I realized that I didn't really ask the question well and responded to the point that you were trying to make that numbers are just numbers without meaning unless you can demonstrate the value that they have.

What I am trying to do is to show someone (mostly with some of our younger clients) that they can get life insurance to protect their loans for cars, homes, education in the case that something happens to them (actually to protect their family from having unsecured financial responsibly for them). Showing them how little a term or whole life could cost if they bought it now, I include a quote or letter that details that for them and can tailor it to the mortg or car loan, as it is in our system.

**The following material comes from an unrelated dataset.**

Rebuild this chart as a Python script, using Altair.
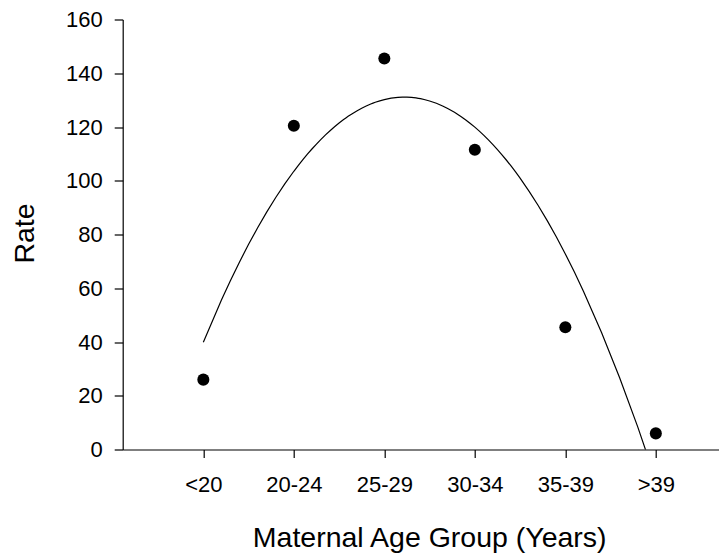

In your opinion, is it rude to include a quote that they didn't ask for? I am trying to show the value aspect of life insurance while they are still fairly young and relate it to why they want it. I am hoping that they respond to actual amounts and don't just shrug it off because they are "too young to think about life insurance"-I did at that age.

I hope that this makes more sense.

A zillion years ago I was brought into an Allstate office as the Life Specialist (a year and a half into the business, ha) all I did was mine the files and talked to the clients they bird dogged. Very easy. The commissions and split sucked.
 
Since they're targeting their book of business, client reviews are great marketing. And these can be sent in the mail too.
 
Since they're targeting their book of business, client reviews are great marketing. And these can be sent in the mail too.

I got the impression she is targeting the P&C's side of the book. If that is the case I doubt she will have enough trust built up to have people send all those personal details to a "stranger" cold and by mail.